Real, Pertinent Information is Often Limited Outside of the Patient and Caregiver:
Perhaps the most intelligent statement made in the Washington Post piece by Prasad and Cifu is “Few facts are known about the case”.  In the case of the former President, we don’t have all the facts about what was said between doctor and patient.  We don’t know if President Bush had mild jaw pain that was considered to possibly be atypical cardiac pain during the long bike ride that was noted.  We don’t know if his ability to do other activities had been affected in small ways that his physician believed to be a warning sign.  The fact is that both media reports, and also the claims data that health plans depend on, are very limited and usually do not include the small clues that may lead a physician and patient in partnership to decide on a specific course of action.  Even electronic medical records may not have all the necessary facts.  It is the height of arrogance to think that through media reports we have enough information to make these types of statements.   We also can be misguided if we make payment decisions and judgments on the quality of care a physician is providing for an individual patient solely on claims data. 

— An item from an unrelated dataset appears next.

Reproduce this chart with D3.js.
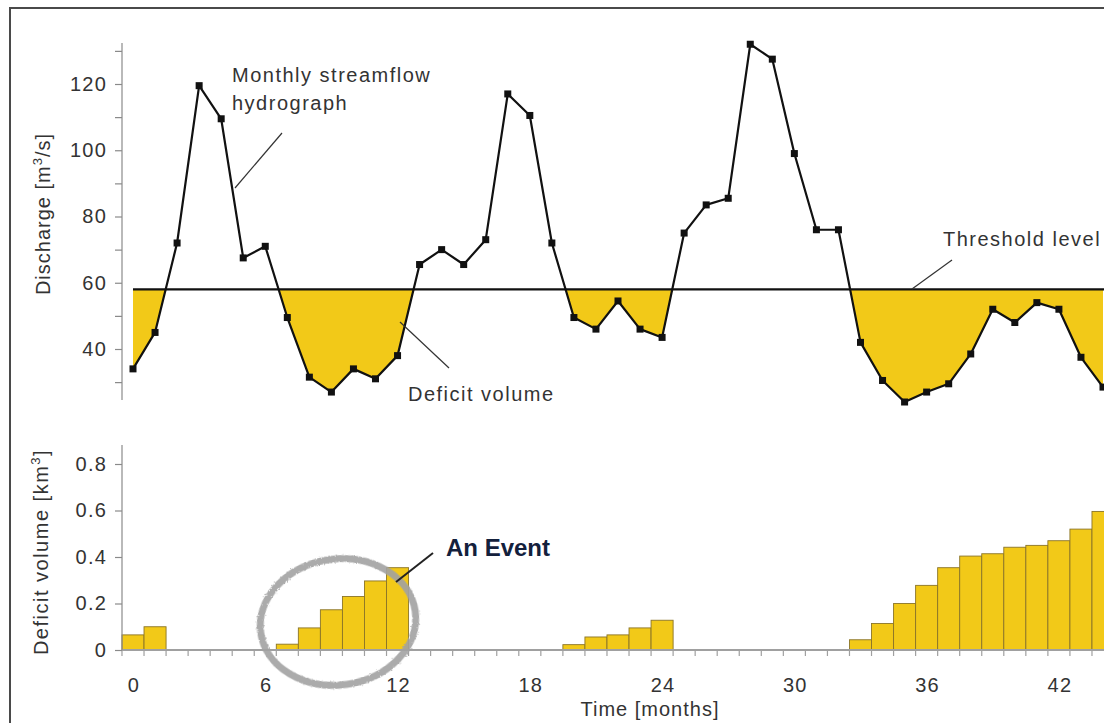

I think there is another way.  I think there is a way to encourage good individualized medical care without the second guessing that is becoming even more prevalent in medicine, insurance and in public policy.  There is a way to include context in care pathways and guidelines; to develop quality systems that review patient physician interactions based both on outcomes (and right now the former President’s outcome looks pretty good) and on the process of individualized care.  That will require more communication and integration within medicine, that goes beyond system integration and back to physicians and nurses actually talking to one another and talking more with their patients.  It will also require that we acknowledge that medicine is really about uncertainty and that includes uncertainty about applying the ever evolving science of pathophysiology to the individual patient to maximize the value to that patient.  It will require a rethinking of our belief that every person fits neatly into a care guideline or insurance medical policy and that claims data can adjudicate every medical interaction easily.  It will require less arrogance and more cooperation and coordination in the pursuit of the best result for every patient.